Le second garde-fou est d'avoir des stop loss précis (en général 2 à 3% au dessus du point d'entrée sur l'indice) et des effets de levier raisonnables (2 à 3 maximum pour des swings de quelques semaines), et d'ajuster le stop au prix d'achat dès que l'indice a corrigé de 2 ou 3%.
or / mines d'or.
- Pour les mines d'or, je vais être très clair : Ce secteur est pour moi à fuir pour tout investisseur ayant une optique long terme, les ratio de valorisation sont surévalués à l'extrême, avec des PER supérieurs à 20 ou 30 sur la plupart des grosses capitalisations, et des rendements inférieurs à 1%.

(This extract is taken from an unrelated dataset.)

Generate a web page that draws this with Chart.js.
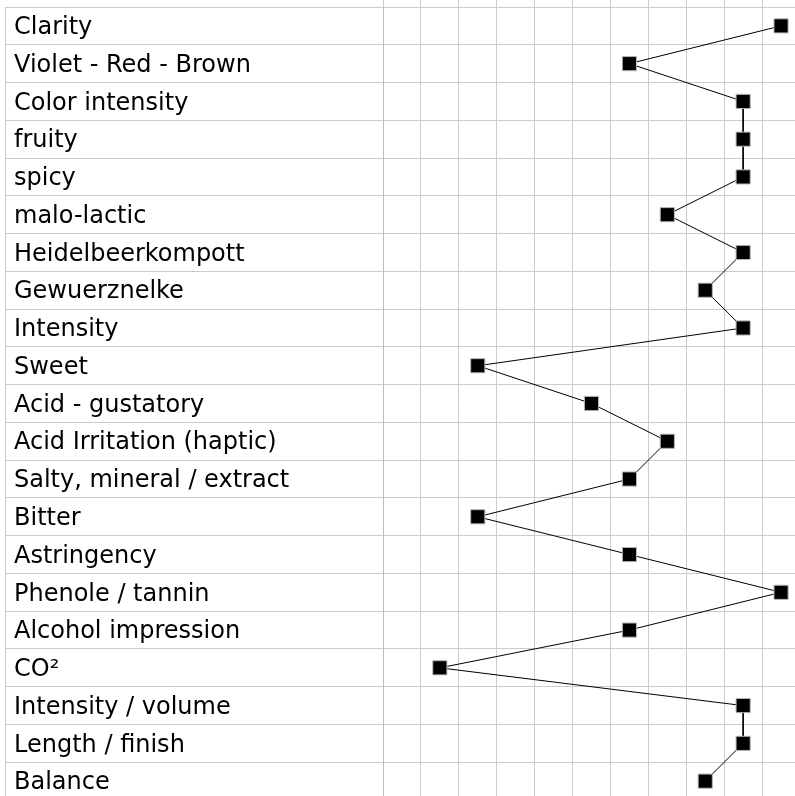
<!DOCTYPE html>
<html>
<head>
<meta charset="utf-8">
<script src="https://cdn.jsdelivr.net/npm/chart.js@4/dist/chart.umd.min.js"></script>
<style>
  html, body { margin: 0; padding: 0; background: #fff; overflow: hidden; }
  #wrap { width: 795px; height: 796px; overflow: hidden; }
</style>
</head>
<body>
<div id="wrap"><canvas id="tasting" width="800" height="800"></canvas></div>
<script>
// Kriterien (Zeilen der Tabelle)
const criteria = [
    'Clarity',
    'Violet - Red - Brown',
    'Color intensity',
    'fruity',
    'spicy',
    'malo-lactic',
    'Heidelbeerkompott',
    'Gewuerznelke',
    'Intensity',
    'Sweet',
    'Acid - gustatory',
    'Acid Irritation (haptic)',
    'Salty, mineral / extract',
    'Bitter',
    'Astringency',
    'Phenole / tannin',
    'Alcohol impression',
    'CO²',
    'Intensity / volume',
    'Length / finish',
    'Balance'
];

// Bewertung pro Kriterium (Spalte 1..11)
const scores = [11, 7, 10, 10, 10, 8, 10, 9, 10, 3, 6, 8, 7, 3, 7, 11, 7, 2, 10, 10, 9];

// Skala
const scoreMin = 1;
const scoreMax = 11;

const gridColor = '#cccccc';

// Linker Rand der Tabelle (linke Spalte mit den Kriterien)
const tableBorder = {
    id: 'tableBorder',
    afterDraw(chart) {
        const y = chart.scales.y;
        const ctx = chart.ctx;
        ctx.save();
        ctx.strokeStyle = gridColor;
        ctx.lineWidth = 1;
        ctx.beginPath();
        ctx.moveTo(5.5, y.top);
        ctx.lineTo(5.5, y.bottom);
        ctx.stroke();
        ctx.restore();
    }
};

const ctx = document.getElementById('tasting').getContext('2d');
new Chart(ctx, {
    type: 'line',
    data: {
        labels: criteria,
        datasets: [{
            data: scores,
            borderColor: '#000',
            borderWidth: 1,
            pointStyle: 'rect',
            pointRadius: 10,
            pointBackgroundColor: '#000',
            pointBorderColor: '#b5b5b5',
            pointBorderWidth: 1,
            tension: 0,
            clip: false
        }]
    },
    options: {
        indexAxis: 'y',
        responsive: false,
        animation: false,
        layout: { autoPadding: false, padding: { left: 14, right: 0, top: 0, bottom: 0 } },
        plugins: {
            legend: { display: false },
            tooltip: { enabled: false }
        },
        scales: {
            x: {
                type: 'linear',
                position: 'top',
                min: scoreMin - 0.5,
                max: scoreMax + 0.5,
                ticks: { display: false, stepSize: 1 },
                grid: { color: gridColor, lineWidth: 1, tickLength: 7 },
                border: { display: false },
                afterFit(scale) {
                    scale.height = 7;
                    scale.paddingLeft = 0;
                    scale.paddingRight = 0;
                }
            },
            y: {
                type: 'category',
                position: 'left',
                offset: true,
                ticks: {
                    crossAlign: 'far',
                    labelOffset: 2,
                    color: '#000',
                    font: { family: 'DejaVu Sans', size: 24 },
                    autoSkip: false
                },
                grid: { offset: true, color: gridColor, lineWidth: 1, tickLength: 378 },
                border: { display: true, color: '#bdbdbd', width: 1 },
                afterFit(scale) {
                    scale.width = 369;
                    scale.paddingTop = 0;
                    scale.paddingBottom = 0;
                }
            }
        }
    },
    plugins: [tableBorder]
});
</script>
</body>
</html>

- Pour l'or physique, ma recommandation d'avoir 5 à 7% d'or physique à titre d'assurance est inchangée, vu les dérives actuelles des comptes publics des états européens et américains. Le risque d'une baisse des prix est toutefois réel pour 2010 (ou une partie de 2010), en raison d'une position short restant historiquement élevée pour les commerciaux (graphique du COT gold) malgré la récente correction sur l'or et d'une chute de la demande :
- 30% entre le T32008 et le T3 2009 pour la joaillerie,
- 11% pour les usages industriels,
- 46% pour l'or d'investissement.
(source : world gold council)
monnaies :
Après une correction d'une partie de sa récente remontée, le dollar pourrait profiter de la surévaluation actuelle de l'euro et d'un retour à une situation déflationniste (valeur refuge temporaire), malgré le dérapage de la dette publique US.


Enfin, ce blog sera en "sommeil" du 30 au 18/1 pour cause de snowboard Les perspectives de 2010., mais restera ouvert, j'y serai de temps à autre et regarderai les marchés du coin de l'oeil histoire de ne pas rater l'éventuel premier bon signal short de 2010...

Meilleurs voeux 2010 et bons trades à toutes et à tous en attendant.